Das kritisieren die Verbände der Herero und Nama, die nicht an den Verhandlungen für das Abkommen teilnehmen durften. Die namibische Politik erkennt die Betroffenen-Verbände kurzerhand nicht an. Die beiden Bevölkerungsgruppen werden im eigenen Land benachteiligt, kritisiert Chemwi Mutiwanyuka von der Kampagne „Völkermord verjährt nicht“. 

Es geht auch um die Zukunft

Es geht nicht “nur” um die Vergangenheit, sondern um die Gegenwart und Zukunft. Unter dem Land der Herero und Nama liegen die begehrten Rohstoffe für die Wasserstoffproduktion. Die GfbV befürchtet, dass unter dem dem Deckmantel “grüner Energiepolitik” auf Kosten der Herero und Nama die alte Kolonialpolitik fortgeführt wird.

Die brutale deutsche Herrschaft in “Deutsch-Südwest-Afrika” steht im Mittelpunkt der ZDF-Doku “Der vermessene Mensch”. Die Nachfahren der Genozid-Opfer kommen endlich angemessen zu Wort. Auch der Arte-SpielfilmDer vermessene Mensch” arbeitet die lange verdrängte Völkermord-Geschichte auf. 
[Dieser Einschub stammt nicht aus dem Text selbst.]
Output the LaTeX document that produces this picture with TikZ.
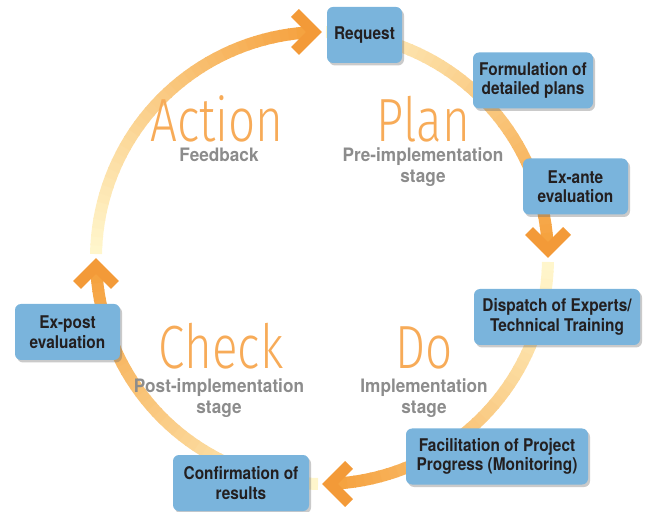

Cicero” lässt es sich nicht nehmen, historische Ungenauigkeiten im Spielfilm zur Reinwaschung der völkermordenden deutschen Kolonialisten zu missbrauchen. Weil die Herero einst die alteingesessenen San blutig aus ihrem Land vertrieben und weil die deutschen Besatzer die Volksgruppe der Damara aus der Sklaverei der Herero befreiten, so der “Cicero”-Tenor, sind die deutschen Verbrechen nur mehr halb so schlimm. Auch deshalb, weil die Herero in ihrem Kampf zum Tod der Deutschen aufgerufen haben und 1904 ein Massaker unter deutschen Siedlern verübt hatten. So werden aus deutschen Tätern deutsche Opfer? 

Ganz in diesem Sinne deponierte der Bundestagsabgeordnete Sven Tritschler von der in “Teilen rechtsextremen” AfD einen Kranz am Grad deutscher Kolonialsoldaten in der namibischen Küstenstadt Swakopmund. Die andere, typisch deutsche, Form der “Vergangenheitsbewältigung”.